Quantized quasinormal mode description of non-linear cavity QED effects from coupled resonators with a Fano-like resonance

TL;DR

This paper introduces a quantized quasinormal mode framework to accurately describe non-linear cavity QED effects in hybrid resonators, capturing complex dissipation and Fano resonances beyond traditional models.

Contribution

It develops a rigorous QNM quantization scheme that includes dissipative mode coupling and compares it with phenomenological models, revealing new quantum correlation phenomena.

Findings

QNM model captures Fano resonances and dissipation effects

Differences identified between QNM and JC models in quantum correlations

Numerical results show multiphoton correlations beyond JC predictions

Abstract

We employ a recently developed quantization scheme for quasinormal modes (QNMs) to study a nonperturbative open cavity-QED system consisting of a hybrid metal-dielectric resonator coupled to a quantum emitter.

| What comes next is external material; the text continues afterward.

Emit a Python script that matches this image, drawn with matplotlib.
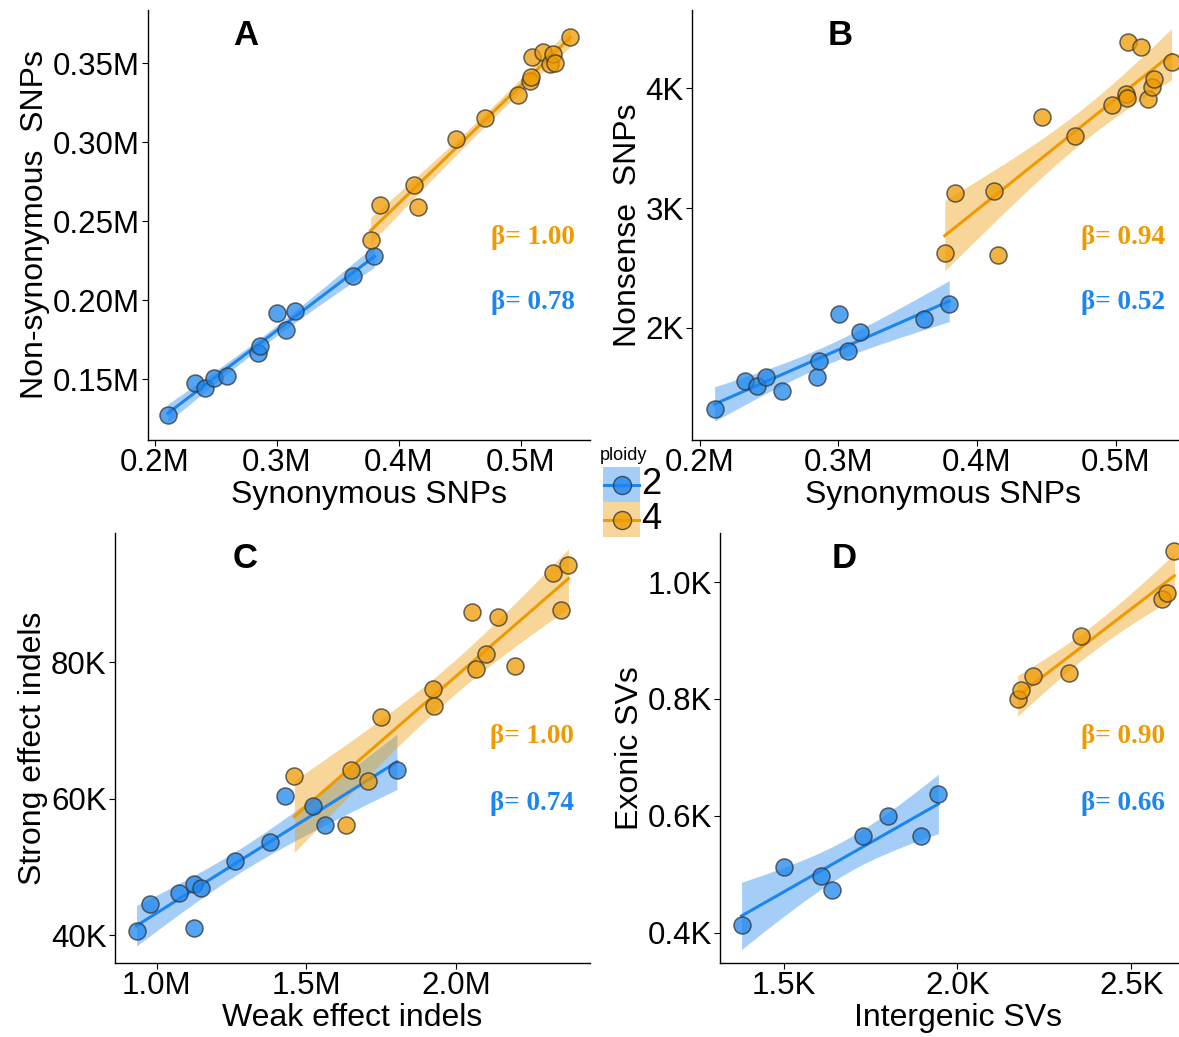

This hybrid cavity system allows one to explore the complex coupling between a low $Q$ (quality factor) resonance and a high $Q$ resonance, manifesting in a striking Fano resonance, an effect that is not captured by traditional quantization schemes using normal modes or a Jaynes-Cummings (JC) type model. The QNM quantization approach rigorously includes dissipative coupling between the QNMs, and is supplemented with generalized input-output relations for the output electric field operator for multiple modes in the system, and correlation functions outside the system. The role of the dissipation-induced mode coupling is explored in the strong coupling regime between the photons and emitter beyond the first rung of the JC dressed-state ladder. Important differences in the quantum master equation and input-output relations between the QNM quantum model and phenomenological dissipative JC models are found. In a second step, numerical results for the Fock distributions and system as well as output correlation functions obtained from the quantized QNM model for the hybrid structure are compared with results from a phenomenological approach. We demonstrate explicitly how the quantized QNM model manifests in multiphoton quantum correlations beyond what is predicted by the usual JC models.